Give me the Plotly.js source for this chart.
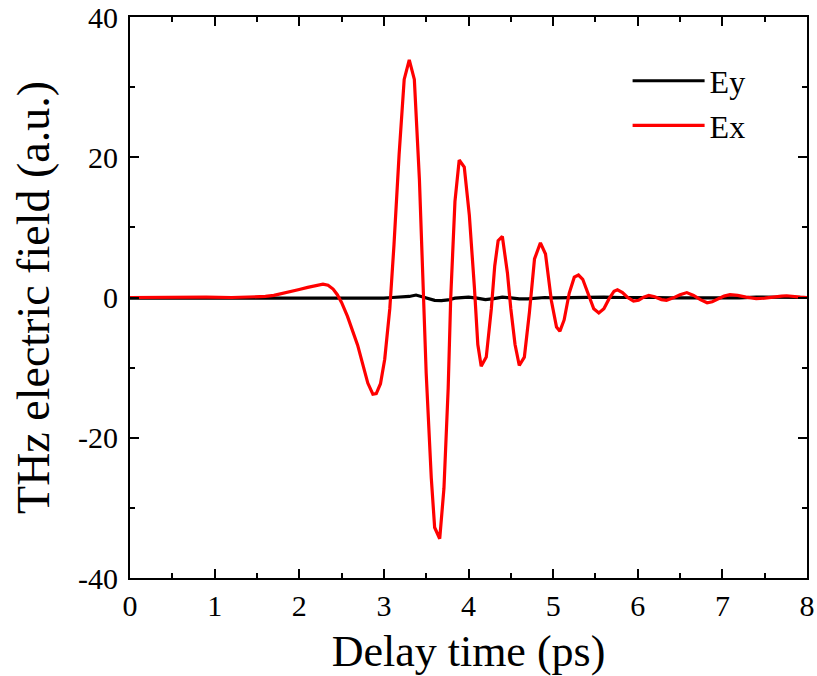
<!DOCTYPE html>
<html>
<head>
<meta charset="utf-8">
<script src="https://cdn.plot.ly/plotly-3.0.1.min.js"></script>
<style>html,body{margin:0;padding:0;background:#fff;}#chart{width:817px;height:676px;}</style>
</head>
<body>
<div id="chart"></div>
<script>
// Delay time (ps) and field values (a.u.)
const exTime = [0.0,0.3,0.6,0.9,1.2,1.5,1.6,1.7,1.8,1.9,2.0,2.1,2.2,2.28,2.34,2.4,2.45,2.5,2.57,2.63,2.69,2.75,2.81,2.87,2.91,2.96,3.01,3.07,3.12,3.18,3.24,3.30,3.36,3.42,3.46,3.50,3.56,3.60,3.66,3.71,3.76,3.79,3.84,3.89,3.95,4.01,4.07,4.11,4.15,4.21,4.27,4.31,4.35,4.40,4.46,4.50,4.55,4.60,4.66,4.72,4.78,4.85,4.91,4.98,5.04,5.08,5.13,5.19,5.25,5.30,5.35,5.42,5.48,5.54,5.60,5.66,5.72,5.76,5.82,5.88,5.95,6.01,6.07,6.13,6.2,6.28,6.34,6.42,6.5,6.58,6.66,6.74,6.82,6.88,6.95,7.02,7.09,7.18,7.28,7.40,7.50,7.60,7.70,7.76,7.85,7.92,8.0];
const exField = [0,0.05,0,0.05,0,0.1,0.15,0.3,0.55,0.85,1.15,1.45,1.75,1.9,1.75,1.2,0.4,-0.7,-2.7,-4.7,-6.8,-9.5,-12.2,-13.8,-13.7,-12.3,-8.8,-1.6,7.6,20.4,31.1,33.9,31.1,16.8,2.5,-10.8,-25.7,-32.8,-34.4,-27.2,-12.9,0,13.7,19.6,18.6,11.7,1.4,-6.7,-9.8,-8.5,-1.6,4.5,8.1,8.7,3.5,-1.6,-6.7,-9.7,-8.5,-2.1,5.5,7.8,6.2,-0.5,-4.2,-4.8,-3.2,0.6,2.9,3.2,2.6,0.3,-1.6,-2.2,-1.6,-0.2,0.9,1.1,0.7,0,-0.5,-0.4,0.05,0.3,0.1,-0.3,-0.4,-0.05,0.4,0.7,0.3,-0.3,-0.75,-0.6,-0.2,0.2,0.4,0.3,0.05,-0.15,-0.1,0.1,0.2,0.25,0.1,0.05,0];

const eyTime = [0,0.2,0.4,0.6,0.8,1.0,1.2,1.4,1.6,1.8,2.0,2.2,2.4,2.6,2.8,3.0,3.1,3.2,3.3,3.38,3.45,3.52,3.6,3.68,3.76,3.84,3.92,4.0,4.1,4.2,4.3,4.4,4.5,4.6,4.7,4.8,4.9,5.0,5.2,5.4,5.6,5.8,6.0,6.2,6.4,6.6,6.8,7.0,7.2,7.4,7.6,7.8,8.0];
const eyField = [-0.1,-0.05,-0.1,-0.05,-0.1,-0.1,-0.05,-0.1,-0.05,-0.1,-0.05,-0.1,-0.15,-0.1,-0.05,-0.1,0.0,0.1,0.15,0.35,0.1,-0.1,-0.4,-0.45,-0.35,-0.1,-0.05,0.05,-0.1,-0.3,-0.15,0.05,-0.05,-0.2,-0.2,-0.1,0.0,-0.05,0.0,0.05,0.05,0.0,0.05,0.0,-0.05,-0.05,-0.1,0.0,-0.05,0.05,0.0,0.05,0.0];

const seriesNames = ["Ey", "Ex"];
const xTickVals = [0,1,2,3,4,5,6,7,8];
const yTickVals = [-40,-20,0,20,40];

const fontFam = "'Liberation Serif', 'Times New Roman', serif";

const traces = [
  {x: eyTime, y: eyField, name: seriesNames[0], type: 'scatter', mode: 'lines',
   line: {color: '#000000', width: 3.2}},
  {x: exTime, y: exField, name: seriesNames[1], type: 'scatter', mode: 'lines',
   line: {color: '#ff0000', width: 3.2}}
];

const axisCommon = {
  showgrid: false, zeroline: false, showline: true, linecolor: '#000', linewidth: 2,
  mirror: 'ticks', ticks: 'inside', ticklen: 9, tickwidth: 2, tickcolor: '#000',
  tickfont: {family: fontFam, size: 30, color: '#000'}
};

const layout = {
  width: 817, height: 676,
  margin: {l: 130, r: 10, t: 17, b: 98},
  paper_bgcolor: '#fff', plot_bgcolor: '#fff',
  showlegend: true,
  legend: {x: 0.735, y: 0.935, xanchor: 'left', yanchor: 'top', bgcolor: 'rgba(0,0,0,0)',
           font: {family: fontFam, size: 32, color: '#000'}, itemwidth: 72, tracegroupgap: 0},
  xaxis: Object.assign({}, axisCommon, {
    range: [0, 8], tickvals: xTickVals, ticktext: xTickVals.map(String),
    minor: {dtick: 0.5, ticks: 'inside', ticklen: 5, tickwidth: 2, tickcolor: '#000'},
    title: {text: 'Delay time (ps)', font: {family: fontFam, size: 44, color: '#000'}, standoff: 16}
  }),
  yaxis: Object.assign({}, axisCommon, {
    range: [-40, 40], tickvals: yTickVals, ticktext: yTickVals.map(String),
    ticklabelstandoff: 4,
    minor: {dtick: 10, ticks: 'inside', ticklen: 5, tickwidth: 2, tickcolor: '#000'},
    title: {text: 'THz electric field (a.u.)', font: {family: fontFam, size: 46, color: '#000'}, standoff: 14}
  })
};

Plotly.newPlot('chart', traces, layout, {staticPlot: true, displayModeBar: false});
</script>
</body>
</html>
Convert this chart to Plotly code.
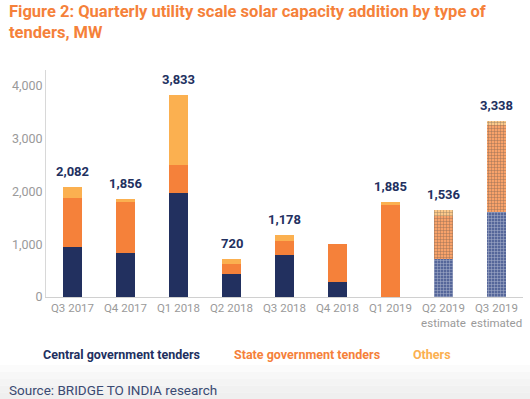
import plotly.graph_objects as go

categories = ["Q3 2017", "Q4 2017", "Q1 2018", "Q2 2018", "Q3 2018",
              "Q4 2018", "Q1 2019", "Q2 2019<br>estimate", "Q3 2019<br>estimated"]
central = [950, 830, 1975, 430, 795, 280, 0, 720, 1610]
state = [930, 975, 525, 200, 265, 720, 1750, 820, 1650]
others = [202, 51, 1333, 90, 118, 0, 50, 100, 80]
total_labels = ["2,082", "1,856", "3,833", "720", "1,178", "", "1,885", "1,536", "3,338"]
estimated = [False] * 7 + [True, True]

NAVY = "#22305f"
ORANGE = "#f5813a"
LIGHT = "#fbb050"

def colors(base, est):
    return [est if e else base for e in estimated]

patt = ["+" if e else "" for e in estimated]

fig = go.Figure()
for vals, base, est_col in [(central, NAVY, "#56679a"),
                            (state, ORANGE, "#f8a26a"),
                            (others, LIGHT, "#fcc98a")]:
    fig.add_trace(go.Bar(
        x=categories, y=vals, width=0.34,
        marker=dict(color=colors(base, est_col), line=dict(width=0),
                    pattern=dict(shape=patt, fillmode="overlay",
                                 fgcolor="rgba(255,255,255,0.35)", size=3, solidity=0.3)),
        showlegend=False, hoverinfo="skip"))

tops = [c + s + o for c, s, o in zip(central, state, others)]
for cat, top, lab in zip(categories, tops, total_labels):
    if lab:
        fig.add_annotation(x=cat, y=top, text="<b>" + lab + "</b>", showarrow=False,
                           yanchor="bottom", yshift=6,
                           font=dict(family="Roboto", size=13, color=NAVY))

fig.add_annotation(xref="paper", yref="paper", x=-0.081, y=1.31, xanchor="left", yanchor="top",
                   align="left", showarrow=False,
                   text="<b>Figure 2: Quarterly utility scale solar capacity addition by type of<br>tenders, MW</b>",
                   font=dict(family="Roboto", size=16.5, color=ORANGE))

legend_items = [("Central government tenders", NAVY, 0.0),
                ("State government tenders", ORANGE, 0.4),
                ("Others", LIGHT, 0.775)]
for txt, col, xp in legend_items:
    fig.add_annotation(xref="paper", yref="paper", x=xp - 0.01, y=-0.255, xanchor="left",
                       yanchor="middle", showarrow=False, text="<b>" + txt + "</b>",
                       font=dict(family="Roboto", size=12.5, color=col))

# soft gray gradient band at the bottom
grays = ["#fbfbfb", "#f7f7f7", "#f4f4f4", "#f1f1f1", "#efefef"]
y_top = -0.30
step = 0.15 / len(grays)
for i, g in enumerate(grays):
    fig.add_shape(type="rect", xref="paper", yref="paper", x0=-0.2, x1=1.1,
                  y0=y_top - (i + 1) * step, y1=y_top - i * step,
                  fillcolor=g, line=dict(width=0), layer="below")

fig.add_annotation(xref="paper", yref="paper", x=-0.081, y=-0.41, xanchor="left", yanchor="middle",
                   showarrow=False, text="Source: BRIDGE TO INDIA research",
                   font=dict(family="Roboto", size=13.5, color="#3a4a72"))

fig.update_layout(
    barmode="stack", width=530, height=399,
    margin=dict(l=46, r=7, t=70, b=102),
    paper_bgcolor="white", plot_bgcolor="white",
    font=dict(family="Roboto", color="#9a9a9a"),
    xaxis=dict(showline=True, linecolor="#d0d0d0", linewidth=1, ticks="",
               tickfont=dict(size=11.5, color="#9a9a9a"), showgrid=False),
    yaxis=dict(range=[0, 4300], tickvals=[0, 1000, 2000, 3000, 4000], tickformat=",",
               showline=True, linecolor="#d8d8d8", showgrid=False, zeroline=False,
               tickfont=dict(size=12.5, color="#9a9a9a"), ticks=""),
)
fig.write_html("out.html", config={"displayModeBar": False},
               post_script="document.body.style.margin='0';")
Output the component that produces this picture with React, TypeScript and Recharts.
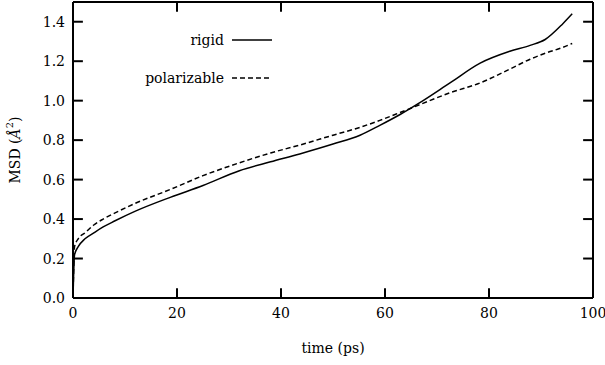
:::
■ Requirement ■
Only lines with the string "this" belong in your answer; copy each one.

■ Written solution ■
Give me the Plotly.js source for this chart.
Convert this chart to Plotly code.
Output the component that produces this picture with React, TypeScript and Recharts.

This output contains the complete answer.